Да, они «громили ложь», «жаждали жертв» и «шумели в столицах».
Нам сжал впервые грудь не женских ласк восторг, Не сладкий трепет страсти новой, И первую слезу из детских глаз исторг Не взгляд красавицы суровой. И что же? Где плоды всех подвигов? Кого Наш пламень грел, кому он светит? Нет нас честней и нет злосчастней никого. Но почему? О, кто ответит? Ответит Россия… если соблаговолит ответить. Ведь за «сермяжным горем», торжественными неурожаями и соболезнующей интеллигенцией скрывается еще лукавая улыбка, говорящая: «мы — крестьяне, а вы — господа, мы у себя в деревне, а вы у себя в городе». Улыбка эта не сойдет с лица русской земли, а, пожалуй, расплывется еще на целую плутовскую харю, когда образованный писатель воскликнет с горькою укоризной:
Прощай, прощай, страна невыплаканных слез! Прощай, о сфинкс! Прощай, отчизна!.. Гораздо уместнее этот пафос в городских описаниях, когда поэт говорит о празднике перед статуей Свободы или о казни молодой девушки:
Когда готов был вспыхнуть залп огней, Она ждала, молясь, чтоб вместе с ней Скончалась ночь и отлетела тьма. Впрочем, едва ли может «вспыхнуть залп огней». Не говорится также «лозунги», «губящий», и много в языке Минского уловимо и неуловимо нерусских выражений, еще больше чужой бутафории и отвлеченной схематичности, которая заставляет нас видеть в его «сермяжном горе» — «холодные слова», его — писать безвкусную и трескучую рабочую Марсельезу.

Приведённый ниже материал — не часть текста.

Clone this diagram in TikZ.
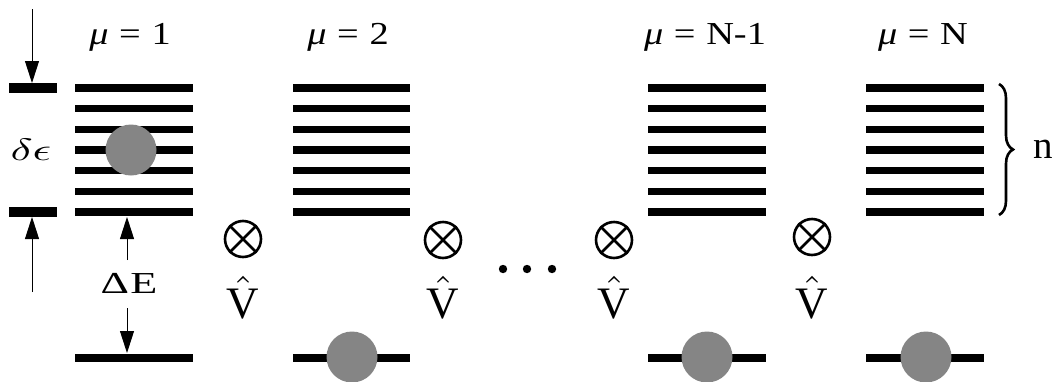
\documentclass[tikz,border=0pt]{standalone}
\usepackage{graphicx}
\usepackage{fontspec}
\setmainfont{Liberation Serif}
\usetikzlibrary{arrows.meta,decorations.pathreplacing}
\newcommand{\hs}[1]{\scalebox{#1}[1]}
\begin{document}
\begin{tikzpicture}[x=1pt,y=-1pt,
  level/.style={line width=7.5pt},
  bar/.style={line width=10pt},
  arr/.style={line width=0.9pt,-{Triangle[length=22pt,width=14pt]}},
  ball/.style={circle,fill=black!48,inner sep=0pt,minimum size=51pt},
  otimes/.style={circle,draw,line width=2.6pt,inner sep=0pt,minimum size=36pt},
  lab/.style={font=\fontsize{32}{36}\selectfont,anchor=base,inner sep=0pt},
  vhat/.style={anchor=base,inner sep=0pt}]
\useasboundingbox (0,0) rectangle (1052,381);
% columns
\foreach \xa/\xb/\nm in {75/193/a,293/410/b,648/766/c,866/984/d}{
  \foreach \k in {0,...,6}{
    \draw[level] (\xa,88+\k*20.67) -- (\xb,88+\k*20.67);
  }
  \draw[level] (\xa,358) -- (\xb,358);
}
% labels
\node[lab] (l1) at (130,44) {\hs{1.2}{{\itshape μ}\;=\;1}};
\node[lab] (l2) at (348,44) {\hs{1.2}{{\itshape μ}\;=\;2}};
\node[lab] (l3) at (705,44) {\hs{1.2}{{\itshape μ}\;=\;N-1}};
\node[lab] (l4) at (923,44) {\hs{1.2}{{\itshape μ}\;=\;N}};
% balls
\node[ball] (b1) at (131,150) {};
\node[ball] (b2) at (352,357) {};
\node[ball] (b3) at (707,357) {};
\node[ball] (b4) at (926,357) {};
% left bars and arrows
\draw[bar] (9,88) -- (57,88);
\draw[bar] (9,212) -- (57,212);
\coordinate (tA) at (32,9);
\coordinate (hA) at (32,83);
\coordinate (tB) at (32,292);
\coordinate (hB) at (32,217);
\draw[arr] (tA) -- (hA);
\draw[arr] (tB) -- (hB);
\node[anchor=base,inner sep=0pt] (de) at (31,160) {\scalebox{4.6}[3.1]{$\delta\epsilon$}};
% Delta E
\node[font=\fontsize{30.5}{36}\selectfont,anchor=base,inner sep=0pt] (DE) at (129,293) {\hs{1.45}{Δ\kern1ptE}};
\coordinate (dEa) at (127,260);
\coordinate (dEb) at (127,217);
\coordinate (dEc) at (127,308);
\coordinate (dEd) at (127,353);
\draw[arr] (dEa) -- (dEb);
\draw[arr] (dEc) -- (dEd);
% otimes and V hats
\foreach \x/\y/\i in {243/239/1,443/240/2,614/240/3,812/237/4}{
  \node[otimes] (o\i) at (\x,\y) {};
  \draw[line width=2.6pt] (o\i.north west) -- (o\i.south east);
  \draw[line width=2.6pt] (o\i.north east) -- (o\i.south west);
  \node[vhat] (v\i) at (\x,318) {\scalebox{4.5}{$\hat{\mathrm{V}}$}};
}
% dots
\foreach \x/\i in {503/1,527/2,552/3}{
  \fill (\x,269) circle (4.2pt) coordinate (dot\i);
}
% brace
\coordinate (br1) at (999,84);
\coordinate (br2) at (999,215);
\draw[line width=2.6pt,decorate,decoration={brace,amplitude=14pt}] (br1) -- (br2);
\node[font=\fontsize{39}{44}\selectfont,anchor=base,inner sep=0pt] (n) at (1043,158) {n};
\end{tikzpicture}
\end{document}
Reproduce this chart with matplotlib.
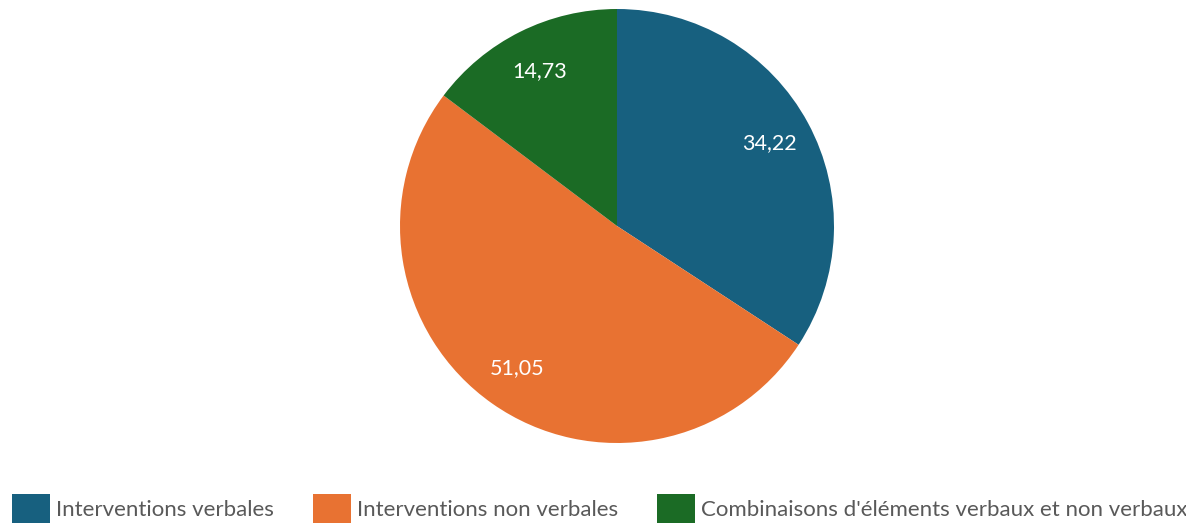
import matplotlib.pyplot as plt

categories = ["Interventions verbales", "Interventions non verbales",
              "Combinaisons d'éléments verbaux et non verbaux"]
values = [34.22, 51.05, 14.73]
colors = ["#17607F", "#E87232", "#1B6B25"]

plt.rcParams['font.family'] = ['Lato', 'DejaVu Sans']

W, H = 1186, 531
fig = plt.figure(figsize=(W / 100, H / 100), dpi=100)

# pie centred at (617, 226) px with a radius of 217 px
r = 217
ax = fig.add_axes([(617 - r) / W, (H - 226 - r) / H, 2 * r / W, 2 * r / H])
wedges, texts = ax.pie(values, colors=colors, startangle=90, counterclock=False,
                       radius=1, labels=[f"{v:.2f}".replace(".", ",") for v in values],
                       labeldistance=0.8, wedgeprops=dict(linewidth=0))
for t in texts:
    t.set_color("white")
    t.set_fontsize(15.5)
    t.set_ha("center")
    t.set_va("center")
ax.set_xlim(-1, 1)
ax.set_ylim(-1, 1)
ax.set_aspect("equal")
ax.axis("off")

fs = 16
fpx = fs * 100 / 72
leg = fig.legend(wedges, categories, loc="upper left",
                 bbox_to_anchor=(12 / W, (H - 494) / H), ncol=3, frameon=False,
                 fontsize=fs, borderpad=0, borderaxespad=0,
                 handlelength=38 / fpx, handleheight=37 / fpx,
                 handletextpad=6 / fpx, columnspacing=39 / fpx)
for t in leg.get_texts():
    t.set_color("#595959")

fig.savefig("out.png", dpi=100)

Что же дальше? Дальше мы вправе требовать горестных признаний, покаяния, исповеди. Ведь произошло непоправимое, если верить истории души, рассказанной в «гражданских песнях». Мы знаем, что значит урезывание своих надежд, прощание с родиной, и жестоко требуем, чтобы «душа сказалась», хотя бы изошла кровью… И что же? Нас встречает тот же холод. Так легко национальное заменить международным, русскую сермягу — пролетарским солнцем, землю — неземным мистицизмом?
И вдруг упал мой взор На музу новую. Бледна, как привиденье, Недвижная, она стояла… Новая муза сказала поэту:
Во всем увидишь ложь, что ты считал добром, И неизбежное — в порочном и преступном? Не опьянят тебя ни гордые слова, Ни битвы грозный шум, ни нежный плач свирели, В бесцельной суете искать ты будешь цели, И рваться к небесам, и жаждать божества. Продлятся дни твои в томленьи одиноком, И будет песнь твоя досуг твой отравлять, Но я ей силу дам печалью уязвлять Сердца, застывшие в безверии глубоком. И шопот истины, как бы он ни был слаб, В ней будет слышаться сквозь крики отрицанья… О, если бы хоть здесь поэт оставил отвлеченный пафос, ему дано было бы, может быть, «уязвлять печалью сердца»! Но нет, он точно возгордился; точно и не произошло ничего; и недоверие становится каким-то злым и жестоким, чем дальше углубляешься в «молитвы новые», в «песни любви», чем лучше встречаешь стихи (а стихи действительно становятся все лучше, все легче).
Не уязвляется сердце печалью, не отзывается больше на лучшие стихи и даже злобится как-то: что же, было что-нибудь или ничего не было! Были народ и родина или нет? И душа торопится отвечать: нет. Чем дальше, тем больше торжествует схема, отвлеченность, книжность.
Портрет Я долго знал ее, но разгадать не мог. Каким-то раздвоением чудесным Томилась в ней душа. Ее поставил бог На рубеже меж пошлым и небесным. Прибавить луч один к изменчивым чертам — И Винчи мог бы с них писать лицо Мадонны; Один убавить луч — за нею по пятам Развратник уличный помчится, ободренный (?)… и т. д.
Как хорошо, как точно! Что же это — действительно — «портрет», человек или декадентская муза, созданная по рецепту, так что даже «лучи в ее изменчивых чертах» развешены на аптекарских весах? Не верю, не верю ни одному слову, не верю аптекарскому равновесию созданий божьих — людей и стихов, не вижу ни одной черты осязаемой, живой, искренней. Вначале был самообман — «родина», «народ», теперь подкралась ложь, мертвечина, симметрия. Как могу я поверить в то, что так страшно симметрично, в «богофильство» и «богофобство» Волынского, в «верхнюю и нижнюю бездну» Мережковского, в «два пути добра» Минского!